The debate continues about the working mechanism of EMDR therapy. Dr. Shapiro’s original theory that EMDR may be similar to processes in REM sleep is less compelling when we consider the wide range of other highly effective forms of bilateral stimulation that do not involve eye movements. Theories built around bilateral stimulation as a tax on working memory may involve therapeutic practices that do not closely resemble Shapiro’s eight-phase protocol centered around deep noticing. When my clients process most effectively, the bilateral stimulation appears to be passively received and is scarcely much of a tax on either attention or memory.
On the most fundamental level, EMDR reprocessing involves three core components: memory activation, noticing deeply what comes as a result of the activation, and doing so while the brain receives bilateral stimulation. What if the working mechanism isn’t primarily bilateral stimulation at all? If it were, drummers would consistently be the healthiest and least traumatized people on the planet (they are not). Of the three components central to EMDR reprocessing, what if we have overly-emphasized the bilateral stimulation component simply because it is the most culturally bizarre and therefore most in need of justification? Of course, slowing down and noticing deeply is also bizarre in our cultures… as is purposefully activating a traumatic memory in cultures dead set on vanishing them. EMDR therapy is a trifecta of cultural taboo. Yet, a tricycle needs wheels, a seat, and pedals. What if the working mechanism is simply the combination of activation, noticing, and bilateral stimulation? What if the effectiveness of that combination isn’t an accidental brain hack at all, but rather something that has been with us for as long as we have been human and is important enough to have been redundantly encoded into every human cell?
The development of the human brain is measured in millions of years. Ancestral human brains have had the capacity for language for at least hundreds of thousands of years. We would have only developed and retained that capacity in the context of environments and cultures that supported it. What if our brains developed an adaptive capacity to heal itself in the context of early human cultures that supported it? This may have happened in environmental and cultural contexts very different from our own. What if Dr. Shapiro simply rediscovered a healing pathway that was widely used in communal healing for ages before we fully outsourced the burden and responsibility of trauma entirely to the individual at some point in cultural evolution? The human brain evolves slowly over many tens of thousands of years, but cultures can change on a dime. Can we imagine early human cultures for whom individual trauma was understood as a collective wound and a communal problem? Can we imagine cultures who were deeply curious and attentive to internal experiences because the sacred was also somatic? Maybe those cultures had rituals of healing after rupturing events that involved open witnessing, deep somatic noticing, and some form of drumming or bilateral stimulation?

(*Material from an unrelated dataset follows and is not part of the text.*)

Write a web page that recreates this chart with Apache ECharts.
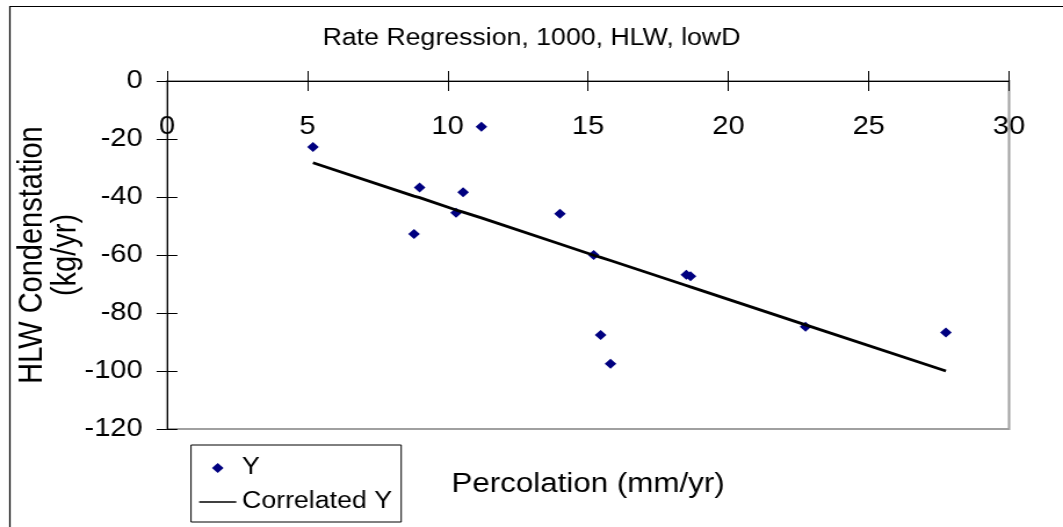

The mechanism or pathway of EMDR may be atavistic and what might have kept it hidden until a chance discovery in 1987 are our cultural attitudes about wounding, noticing, and the body. The more trauma work that I do, the more I realize that the same “modern” cultures that traumatize us also construct rugged obstacles to healing. These obstacles often present in the most culturally-saturated emotions of guilt, shame, blame, and responsibility.
There is a pathway in the human brain that has been with us for an incredibly long time. In the right context it is easily accessible. This pathway can produce astonishing and rapid healing from the most awful things that humans do to each other. The worst of our wounds are communal. Maybe our healing was once also. When my client and I sit in a small room and I guide him toward this healing pathway, am I replicating rituals that happened over and over throughout human history? Am I sitting as proxy in this ritual for an attuned and supportive community? I love the idea that the human system has always had the means to rescue the self from the horrors of the past. In witnessing a lot of this healing, there is something about it that is central, beautiful, distantly familiar, deeply personal, and intensely communal. Surely–hopefully–we didn’t first ride this tricycle in 1987.